Today we have another woman who most probably had very little self-worth. She was a Samaritan, a member of a tribe that the Jews do not consider very worthy because they do not worship in the approved manner. She is a woman in a world dominated by men, where she has had multiple husbands. There are many theories of why she has gone through so many husbands—some of them may have died, not unlikely in a society where the life expectancy may have been not much past 35, and perhaps 40 for those who could afford good food and shelter. She may have been set aside by husbands if they found she could not have children. All a man had to do was give her a bill of divorcement on the grounds of her barrenness. We don’t know why she had so many husbands, and we don’t know why she was living with a man who was not her husband, but we are certain that a woman could not live alone at that time and make a living. Women needed men and their access to financial security to live.
We don’t know exactly what was going on with this unnamed woman at the well. She is such a contrast to Nicodemus whom we heard about last week. Nicodemus is an educated Jewish leader, this woman is an uneducated outcast of the Samaritan sect. Nicodemus is a man with power in the synagogue, this woman has to come to get water in the heat of the day, as opposed to the other women of the village who would have come in the early hours to gather their water, so we know she was outcast within her village. Nicodemus knew a lot about the faith, but must see Jesus in the night, this woman knew nothing about her faith and met Jesus at noon. We know Nicodemus’ name, we have no idea what this woman was called.
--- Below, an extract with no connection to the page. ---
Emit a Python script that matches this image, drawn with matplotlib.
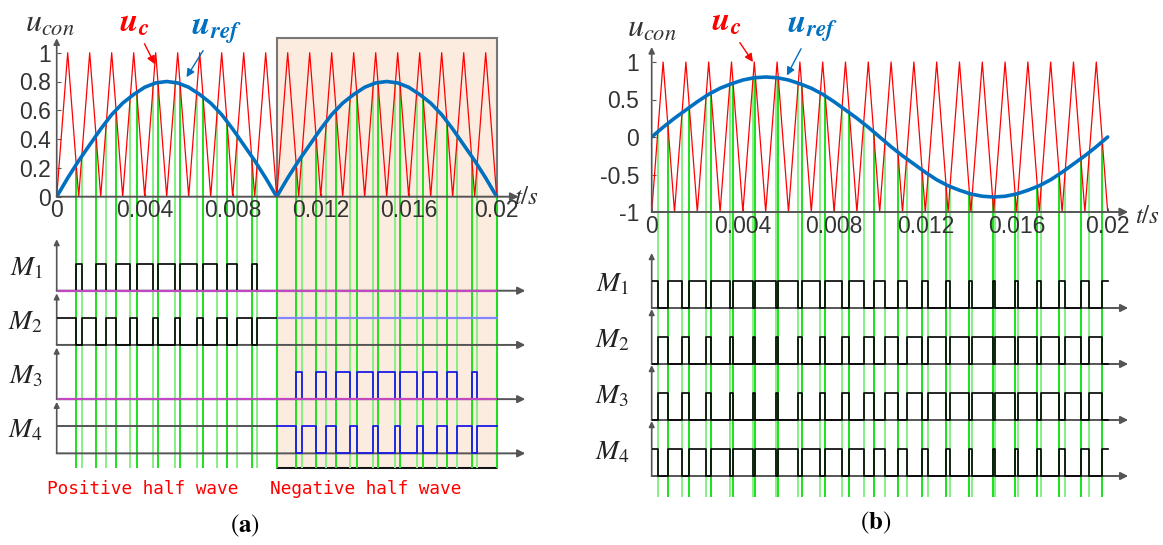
import numpy as np
import matplotlib.pyplot as plt
from matplotlib.patches import Rectangle
from matplotlib.transforms import blended_transform_factory

plt.rcParams['font.family'] = 'Liberation Sans'
plt.rcParams['mathtext.fontset'] = 'stix'

# sample grid (s): carrier vertices and reference samples, 0.5 ms apart
t = np.arange(41) * 0.0005
# triangular carriers (vertex values)
carrier_a = [0, 1] * 20 + [0]
carrier_b = [-1, 1] * 20 + [-1]
# reference wave
ref_half = [0, 0.13, 0.25, 0.36, 0.47, 0.57, 0.65, 0.71, 0.76, 0.79, 0.80,
            0.79, 0.76, 0.71, 0.65, 0.57, 0.47, 0.36, 0.25, 0.13]
ref_a = ref_half + ref_half + [0]
ref_b = ref_half + [-v for v in ref_half] + [0]

xticks = [0, 0.004, 0.008, 0.012, 0.016, 0.02]
xlabels = ['0', '0.004', '0.008', '0.012', '0.016', '0.02']
yticks_a = [0, 0.2, 0.4, 0.6, 0.8, 1]
ylabels_a = ['0', '0.2', '0.4', '0.6', '0.8', '1']
yticks_b = [-1, -0.5, 0, 0.5, 1]
ylabels_b = ['-1', '-0.5', '0', '0.5', '1']
m_names = ['$M_1$', '$M_2$', '$M_3$', '$M_4$']
m_base = [3, 2, 1, 0]

GREEN = ['#1ee01e', '#86ef86']
AX = '#555555'
W, H = 1163, 545


def box(l, r, top, bot):
    return [l / W, 1 - bot / H, (r - l) / W, (bot - top) / H]


def crossings(tt, r, c):
    d = np.asarray(r, float) - np.asarray(c, float)
    out = []
    for i in range(len(d) - 1):
        if d[i] * d[i + 1] < 0:
            f = d[i] / (d[i] - d[i + 1])
            out.append((tt[i] + f * (tt[i + 1] - tt[i]), r[i] + f * (r[i + 1] - r[i]), d[i] < 0))
    return out


def pwm(tt, r, c, t0, t1):
    edges = [x for x, _, _ in crossings(tt, r, c) if t0 < x < t1]
    ts = np.array([t0] + edges + [t1])
    mid = (ts[:-1] + ts[1:]) / 2
    s = (np.interp(mid, tt, r) > np.interp(mid, tt, c)).astype(float)
    return ts, np.append(s, s[-1])


def arrow(ax, p0, p1, color=AX, lw=1.4, ms=12):
    ax.annotate('', xy=p1, xytext=p0, annotation_clip=False,
                arrowprops=dict(arrowstyle='-|>', color=color, lw=lw,
                                mutation_scale=ms, shrinkA=0, shrinkB=0))


def top_axes(ax, ref, carrier, ylim, yticks, ylabels, tmax, greens, ypad):
    ax.patch.set_visible(False)
    ax.set_xlim(0, tmax)
    ax.set_ylim(*ylim)
    for s in ax.spines.values():
        s.set_visible(False)
    ax.plot(t, carrier, color='red', lw=0.9, zorder=2)
    ax.plot(t, ref, color='#0070c0', lw=2.6, zorder=3, solid_capstyle='round')
    for tc, vc, up in greens:
        ax.vlines(tc, ylim[0], vc, colors=GREEN[0] if up else GREEN[1], lw=1.4, zorder=1.5)
    arrow(ax, (0, ylim[0]), (tmax, ylim[0]))
    arrow(ax, (0, ylim[0]), (0, ylim[1]), ms=9, lw=1.2)
    ax.set_xticks(xticks, xlabels)
    ax.set_yticks(yticks, ylabels)
    ax.tick_params(direction='in', length=3, color=AX, labelsize=16.5,
                   labelcolor='#333333')
    ax.tick_params(axis='x', pad=2)
    ax.tick_params(axis='y', pad=ypad)


def m_axes(ax, ylim, tmax, tend, greens, lab_off, arr_h):
    ax.patch.set_visible(False)
    ax.set_xlim(0, tmax)
    ax.set_ylim(*ylim)
    ax.axis('off')
    for tc, vc, up in greens:
        ax.vlines(tc, ylim[0], ylim[1], colors=GREEN[0] if up else GREEN[1], lw=1.4, zorder=1.5)
    for name, b in zip(m_names, m_base):
        arrow(ax, (0, b), (tend, b), ms=11, lw=1.4)
        arrow(ax, (0, b), (0, b + arr_h), ms=8, lw=1.2)
        ax.annotate(name, xy=(0, b + 0.42), xytext=(-lab_off, 0),
                    textcoords='offset points', ha='right', va='center',
                    fontsize=20, color='#222222')


fig = plt.figure(figsize=(W / 100, H / 100), dpi=100)

# ---------------- (a) unipolar ----------------
ax_ma = fig.add_axes(box(56.7, 518.7, 196.7, 468))
ax_a = fig.add_axes(box(56.7, 518.7, 38.3, 196.7))
greens_a = crossings(t, ref_a, carrier_a) + [(0.01, 0, True), (0.02, 0, True)]
top_axes(ax_a, ref_a, carrier_a, (0, 1.1), yticks_a, ylabels_a, 0.021, greens_a, 4)
m_axes(ax_ma, (-0.27, 4.734), 0.021, 0.0213, greens_a, 10, 0.95)

# shaded negative half-wave region
tr = blended_transform_factory(ax_ma.transData, fig.transFigure)
ax_ma.add_patch(Rectangle((0.01, 1 - 468 / H), 0.01, (468 - 38) / H, transform=tr,
                          facecolor='#fcebdf', edgecolor='#777777', lw=1.5,
                          clip_on=False, zorder=0))
ax_ma.hlines(-0.27, 0.01, 0.02, colors='black', lw=1.2, clip_on=False, zorder=0.5)

ts, s = pwm(t, ref_a, carrier_a, 0, 0.01)
ax_ma.step(ts, 3 + 0.5 * s, where='post', color='black', lw=1.2, zorder=3)
ax_ma.step(ts, 2 + 0.5 * (1 - s), where='post', color='black', lw=1.2, zorder=3)
ax_ma.hlines(0.5, 0, 0.01, colors='#555555', lw=1.4, zorder=3)
ts, s = pwm(t, ref_a, carrier_a, 0.01, 0.02)
ax_ma.step(ts, 1 + 0.5 * s, where='post', color='#1a1ae6', lw=1.3, zorder=3)
ax_ma.step(ts, 0.5 * (1 - s), where='post', color='#1a1ae6', lw=1.3, zorder=3)
ax_ma.hlines(2.5, 0.01, 0.02, colors='#8484ff', lw=1.6, zorder=3)
ax_ma.hlines([3, 1], 0, 0.02, colors='#c048c0', lw=1.6, zorder=3.5)

fig.text(143 / W, 1 - 489 / H, 'Positive half wave', color='red',
         family='DejaVu Sans Mono', fontsize=12.8, ha='center', va='center')
fig.text(366 / W, 1 - 489 / H, 'Negative half wave', color='red',
         family='DejaVu Sans Mono', fontsize=12.8, ha='center', va='center')

# ---------------- (b) bipolar ----------------
ax_mb = fig.add_axes(box(651.7, 1128.2, 212, 497))
ax_b = fig.add_axes(box(651.7, 1128.2, 47, 212))
greens_b = crossings(t, ref_b, carrier_b)
top_axes(ax_b, ref_b, carrier_b, (-1, 1.2), yticks_b, ylabels_b, 0.0209, greens_b, 9)
m_axes(ax_mb, (-0.375, 4.714), 0.0209, 0.0209, greens_b, 16, 0.98)

ts, s = pwm(t, ref_b, carrier_b, 0, 0.02)
for b, sig in zip(m_base, [s, 1 - s, 1 - s, s]):
    ax_mb.step(ts, b + 0.48 * sig, where='post', color='black', lw=1.2, zorder=3)

# ---------------- labels ----------------
for ax, ucx, ucy, urx, ury, uc_tip, ur_tip, conx, cony in [
        (ax_a, 134, 23, 216, 30, (0.00446, 0.92), (0.0059, 0.83), 50, 24),
        (ax_b, 726, 22, 812, 28, (0.00444, 1.0), (0.00593, 0.82), 652, 29)]:
    fig.text(conx / W, 1 - cony / H, '$u_{con}$', fontsize=23, color='#333333',
             ha='center', va='center')
    ax.annotate(r'$\mathbfit{u}_{\mathbfit{c}}$', xy=uc_tip, xytext=(ucx / W, 1 - ucy / H),
                textcoords='figure fraction', ha='center', va='center',
                fontsize=24, color='red', annotation_clip=False,
                arrowprops=dict(arrowstyle='-|>', color='red', lw=1, mutation_scale=12,
                                shrinkA=2, shrinkB=0))
    ax.annotate(r'$\mathbfit{u}_{\mathbfit{ref}}$', xy=ur_tip, xytext=(urx / W, 1 - ury / H),
                textcoords='figure fraction', ha='center', va='center',
                fontsize=24, color='#0070c0', annotation_clip=False,
                arrowprops=dict(arrowstyle='-|>', color='#0070c0', lw=1, mutation_scale=12,
                                shrinkA=2, shrinkB=0))

fig.text(527 / W, 1 - 197 / H, '$t/s$', fontsize=18, color='#333333', ha='center', va='center')
fig.text(1148 / W, 1 - 216 / H, '$t/s$', fontsize=18, color='#333333', ha='center', va='center')
fig.text(245 / W, 1 - 526 / H, r'($\mathbf{a}$)', family='STIXGeneral', fontsize=18,
         ha='center', va='center')
fig.text(876 / W, 1 - 523 / H, r'($\mathbf{b}$)', family='STIXGeneral', fontsize=18,
         ha='center', va='center')

fig.savefig('out.png', dpi=100)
But the one thing that links these two people who have conversations with Jesus , that while they are strangers to him, yet Jesus knows them both. Jesus calls Nicodemus a wise leader of the synagogue, and he tells the Samaritan woman he knows she has had all five husbands and is living with another man.
For the unnamed woman, an outcast in so many ways, this revealing of her situation is a shock. They start their conversation about water, and Jesus tells her she should be asking him, who asked her for a drink, for living water. First she is confused just like Nicodemus is about being born from above. Jesus is challenging the people he meets to think spiritually. Then Jesus talks about her husbands and she is amazed that she is so known by this man whom she calls a prophet.
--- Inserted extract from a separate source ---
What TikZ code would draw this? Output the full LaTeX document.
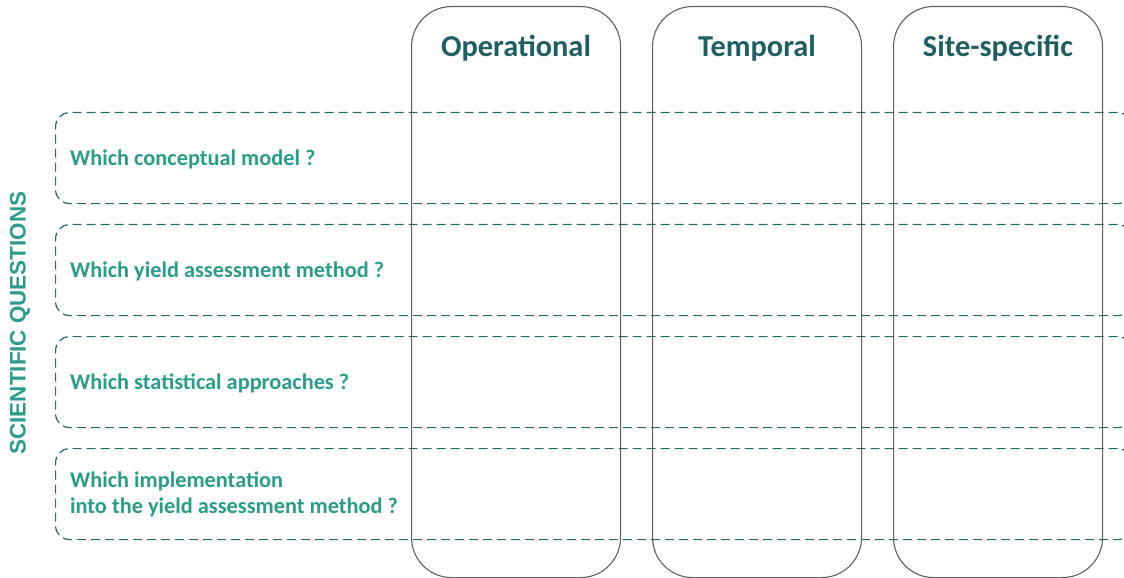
\documentclass[tikz,border=0pt]{standalone}
\usepackage{fontspec}
\setmainfont{Carlito}
\newfontfamily\arialfont{Liberation Sans}
\definecolor{headteal}{RGB}{31,94,99}
\definecolor{qgreen}{RGB}{42,157,138}
\definecolor{dashteal}{RGB}{38,105,110}
\definecolor{colgray}{RGB}{95,95,95}

\tikzset{
  column/.style={draw=colgray, line width=1.1bp, rounded corners=40bp,
    minimum width=209bp, minimum height=571bp, inner sep=0pt},
  header/.style={text=headteal, font=\bfseries\fontsize{30.5}{33}\selectfont},
  qrow/.style={draw=dashteal, line width=1.2bp, dash pattern=on 9bp off 5bp,
    rounded corners=14bp, minimum width=1076bp, minimum height=91bp, inner sep=0pt},
  question/.style={text=qgreen, font=\bfseries\fontsize{22.4}{26}\selectfont,
    align=left, anchor=west, inner sep=0pt},
}

\begin{document}
\begin{tikzpicture}[x=1bp, y=-1bp]
  \useasboundingbox (0,0) rectangle (1124,578);
  \clip (0,0) rectangle (1124,578);

  % question rows
  \node[qrow, anchor=north west] (row1) at (55,112) {};
  \node[qrow, anchor=north west] (row2) at (55,224) {};
  \node[qrow, anchor=north west] (row3) at (55,336) {};
  \node[qrow, anchor=north west] (row4) at (55,448) {};

  % columns
  \node[column, anchor=north west] (operational) at (411,6) {};
  \node[column, anchor=north west] (temporal) at (652,6) {};
  \node[column, anchor=north west] (site) at (893,6) {};

  \node[header] (opname) at (516,48) {Operational};
  \node[header] (tempname) at (757,48) {Temporal};
  \node[header] (sitename) at (998,48) {Site-specific};

  \node[question] (q1) at (70,159) {Which conceptual model ?};
  \node[question] (q2) at (70,271) {Which yield assessment method ?};
  \node[question] (q3) at (70,383) {Which statistical approaches ?};
  \node[question] (q4) at (70,494) {Which implementation\\into the yield assessment method ?};

  \node[rotate=90, text=qgreen, font=\arialfont\bfseries\fontsize{22.5}{24}\selectfont]
    (sq) at (20,323) {SCIENTIFIC QUESTIONS};
\end{tikzpicture}
\end{document}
As they continue to talk about living water and the worship of God in spirit and in truth, and she responds with what little she knows about the coming of a messiah. Jesus then names himself as that messiah. She runs back to her people to spread the word that it is not just a prophet she has encountered but the messiah who told her everything she had ever done.
Note that she there is an implication in her tone and something that is left out but could easily have been said. “he told me everything I have ever done…” and she could have added: “and he loved me anyway.”
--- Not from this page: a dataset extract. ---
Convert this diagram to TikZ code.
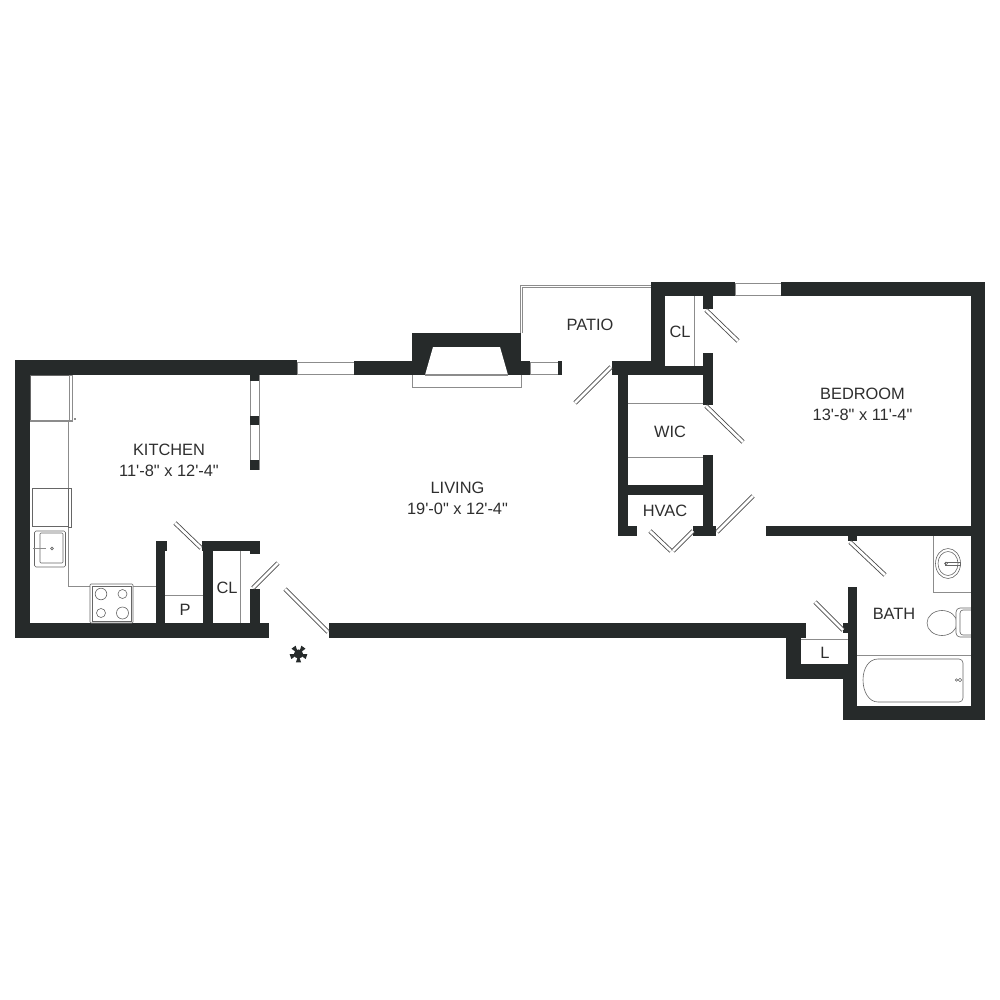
\documentclass[tikz,border=0pt]{standalone}
\usepackage{fontspec}
\newfontfamily\planfont{Liberation Sans}
\definecolor{wallcol}{HTML}{262A2A}
\definecolor{fixcol}{HTML}{8C8C8C}
\tikzset{
	wall/.style={fill=wallcol, draw=none},
	fixture/.style={draw=fixcol, line width=0.8pt},
	fixfine/.style={draw=black!60, line width=0.6pt},
	glass/.style={fill=white, draw=fixcol, line width=0.9pt},
	leaf/.style={draw=black!70, double=white, double distance=2.7pt, line width=0.85pt},
	room/.style={text=black!82, font=\planfont\fontsize{16.4}{20.5}\selectfont, align=center},
}
\begin{document}
\begin{tikzpicture}[x=1pt, y=-1pt]
			%%%%% START %%%%%
			\useasboundingbox (0, 0) rectangle (1000, 1000);
			
			% kitchen shell
			\fill[wall] (15, 360) rectangle (297, 375);
			\fill[wall] (15, 360) rectangle (30, 638);
			\fill[wall] (15, 623) rectangle (269, 638);
			
			% kitchen / living screen
			\draw[glass] (250, 375) rectangle (259, 469);
			\fill[wall] (250, 375) rectangle (259, 381);
			\fill[wall] (250, 416) rectangle (259, 425);
			\fill[wall] (250, 460) rectangle (259, 470);
			
			% pantry and closet
			\fill[wall] (156, 541) rectangle (167, 551);
			\fill[wall] (156, 541) rectangle (165, 623);
			\fill[wall] (203, 541) rectangle (213, 623);
			\fill[wall] (202, 541) rectangle (260, 551);
			\fill[wall] (250, 541) rectangle (260, 554);
			\fill[wall] (250, 589) rectangle (260, 623);
			\draw[fixture] (165, 595) -- (203, 595);
			\draw[fixture] (240.5, 551) -- (240.5, 623);
			
			% long south wall and laundry
			\fill[wall] (329, 623) rectangle (806, 638);
			\fill[wall] (786, 623) rectangle (801, 679);
			\fill[wall] (801, 623) rectangle (806, 633);
			\fill[wall] (786, 664) rectangle (857, 679);
			\fill[wall] (843, 623) rectangle (848, 633);
			\fill[wall] (848, 587) rectangle (857, 720);
			\fill[wall] (843, 664) rectangle (857, 720);
			\fill[wall] (843, 706) rectangle (985, 720);
			\draw[fixture] (801, 639) -- (848, 639);
			
			% north wall, windows, fireplace
			\draw[glass] (297, 362) rectangle (354, 374);
			\fill[wall] (354, 361) rectangle (530, 375);
			\fill[wall] (412, 333) rectangle (521, 361);
			\fill[white] (433, 347) -- (500, 347) -- (508, 375) -- (425, 375) -- cycle;
			\draw[fixture, line width=1.1pt] (425, 375) -- (508, 375);
			\draw[fixture] (412, 375) -- (412, 387) -- (521, 387) -- (521, 375);
			\draw[glass] (530, 362) rectangle (558, 374);
			\fill[wall] (558, 361) rectangle (562, 375);
			
			% patio rail
			\draw[fixture] (520.5, 333) -- (520.5, 285.5) -- (651, 285.5);
			\draw[fixture] (522.5, 333) -- (522.5, 287.5) -- (651, 287.5);
			
			% bedroom shell
			\fill[wall] (651, 282) rectangle (735, 296);
			\draw[glass] (735, 283) rectangle (782, 295);
			\fill[wall] (781, 282) rectangle (985, 296);
			\fill[wall] (971, 282) rectangle (985, 720);
			\fill[wall] (766, 526) rectangle (971, 536);
			\fill[wall] (848, 536) rectangle (857, 541);
			
			% core closets
			\fill[wall] (651, 282) rectangle (665, 375);
			\fill[wall] (612, 361) rectangle (651, 375);
			\fill[wall] (651, 366) rectangle (713, 375);
			\fill[wall] (703, 296) rectangle (713, 309);
			\fill[wall] (703, 353) rectangle (713, 405);
			\fill[wall] (703, 455) rectangle (713, 536);
			\fill[wall] (618, 375) rectangle (628, 536);
			\fill[wall] (628, 485) rectangle (703, 495);
			\fill[wall] (618, 526) rectangle (637, 536);
			\fill[wall] (693, 526) rectangle (716, 536);
			\draw[fixture] (694, 296) -- (694, 366);
			\draw[fixture] (628, 403) -- (703, 403);
			\draw[fixture] (628, 457) -- (703, 457);
			
			% doors
			\draw[leaf] (175, 523) -- (201, 548);
			\draw[leaf] (253, 588) -- (278, 563);
			\draw[leaf] (285, 589) -- (328, 632);
			\draw[leaf] (611, 367) -- (575, 403);
			\draw[leaf] (706, 310) -- (738, 341);
			\draw[leaf] (706, 406) -- (743, 442);
			\draw[leaf] (717, 532) -- (753, 496);
			\draw[leaf] (650, 531) -- (671, 551);
			\draw[leaf] (673, 551) -- (693, 531);
			\draw[leaf] (850, 542) -- (885, 575);
			\draw[leaf] (815, 602) -- (843, 630);
			
			% kitchen fixtures
			\draw[fixture] (68, 421) -- (68, 586) -- (156, 586);
			\draw[fixfine, fill=white] (30, 375.5) rectangle (69.5, 421);
			\draw[fixture, fill=white] (69.5, 375) rectangle (72.5, 421);
			\draw[fixture, line width=1.3pt] (30, 421) -- (72, 421);
			\fill[fixcol] (73.5, 418) rectangle (76, 420);
			\draw[fixfine, fill=white] (32, 488) rectangle (68, 526);
			\draw[fixfine, fill=white] (68, 488) rectangle (71.5, 527);
			\draw[fixfine, fill=white, rounded corners=1.5pt] (34.5, 531) rectangle (65.5, 567);
			\draw[fixfine, fill=white, rounded corners=1pt] (40, 533) rectangle (63, 563);
			\draw[fixture, line width=1.6pt] (33, 548.5) -- (46, 548.5);
			\draw[fixfine] (52, 548.5) circle (1.4);
			\draw[fixfine, fill=white, rounded corners=1pt] (90, 584) rectangle (133, 623);
			\draw[fixfine, fill=white] (92, 586) rectangle (131, 621);
			\draw[fixfine] (101, 594) circle (5.8);
			\draw[fixfine] (122.5, 594) circle (4.5);
			\draw[fixfine] (101, 613) circle (4.5);
			\draw[fixfine] (122.5, 613) circle (6);
			
			% bath fixtures
			\draw[fixture] (933, 536) -- (933, 592) -- (971, 592);
			\draw[fixfine] (948, 563.5) ellipse (12.5 and 15);
			\draw[fixfine] (948, 563.5) ellipse (10 and 12);
			\draw[fixfine] (945, 562.5) rectangle (960, 565);
			\draw[fixfine] (946, 563.5) circle (1.5);
			\draw[fixfine, fill=white] (942, 623) ellipse (15 and 12.5);
			\draw[fixfine, fill=white, rounded corners=4pt] (956, 608) rectangle (976, 637);
			\draw[fixfine, rounded corners=3pt] (960, 610) rectangle (976, 635);
			\fill[wall] (971, 600) rectangle (985, 645);
			\draw[fixture] (857, 655) -- (971, 655);
			\draw[fixfine, rounded corners=4pt] (878, 659) -- (963, 659) -- (963, 702) -- (878, 702);
			\draw[fixfine] (878, 659) .. controls (869, 659) and (863, 668) .. (863, 680) .. controls (863, 692) and (869, 702) .. (878, 702);
			\draw[fixfine] (960, 680) circle (1.8);
			\draw[fixfine] (956.5, 680) circle (1.2);
			
			% entry mark
			\begin{scope}[shift={(298.5, 654)}]
				\fill[wallcol] (0, 0) circle (4.6);
				\foreach \spoke in {18, 90, 162, 234, 306} {
					\fill[wallcol] (\spoke-14:2) -- (\spoke-17:8.8) -- (\spoke+17:8.8) -- (\spoke+14:2) -- cycle;
				}
			\end{scope}
			
			% labels
			\node[room] (kitchen) at (169, 460.5) {KITCHEN\\11'-8" x 12'-4"};
			\node[room] (living) at (457.5, 498.5) {LIVING\\19'-0" x 12'-4"};
			\node[room] (patio) at (590, 324.7) {PATIO};
			\node[room] (bedroom) at (862.5, 404.5) {BEDROOM\\13'-8" x 11'-4"};
			\node[room] (clbed) at (680, 331.5) {CL};
			\node[room] (wic) at (670, 431.7) {WIC};
			\node[room] (hvac) at (665, 510.5) {HVAC};
			\node[room] (bath) at (894, 613.7) {BATH};
			\node[room] (laundry) at (825, 652.5) {L};
			\node[room] (pantry) at (185, 609.5) {P};
			\node[room] (clkit) at (227, 587.5) {CL};
			
			%%%%% END %%%%%
		\end{tikzpicture}
\end{document}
This woman is transformed into the first apostle—the first to tell of the messiah, not to believing worshipers in the temple but to Samaritans who worship the wrong way. The Samaritans immediately come to believe because of her testimony.
What a transformation. The outcast woman who most Jews would not have even spoken to, Jesus has folded into his arms of love and understanding, and given the very words that she needed to understand that living water from God was needed for her and all those like her. The woman who could only draw water in the heat of the day has instead drawn living water and the knowledge of God’s great gift in the savior Jesus. The woman who didn’t even have a name has named Jesus the messiah, named the hope of the Jews, not only the perfect ones of Jerusalem, but the messiah of the imperfect ones of Samaria.
Jesus shows us a God who is doing great things. God knows us. God knows the dark things within us and about us, and God loves us not only despite who we are, but because of who we are. God in Christ has shown that God is a God of expansive openness and love, not of condemnation and exile. That while the Israelites wander in the wilderness of dry dust God is ready to give them the water they need, and in Christ God gives water that will quench our thirst today and always.
Such a great God who cares for us and about us may at times seem far away. The Samaritan woman who had been in six different relationships may have felt that no one cared about her or for her, and in fact loathed her and cast her out of their society. God must have felt very far away for her, and yet in her downcast state, she meets the messiah who tells her that she is worthy of God’s living water.
In our feelings of unworthiness, God is trying to reach us. God knows our challenges, and loves us even in the midst of them and perhaps because of them. Do you know how much you are loved by the God of living water today?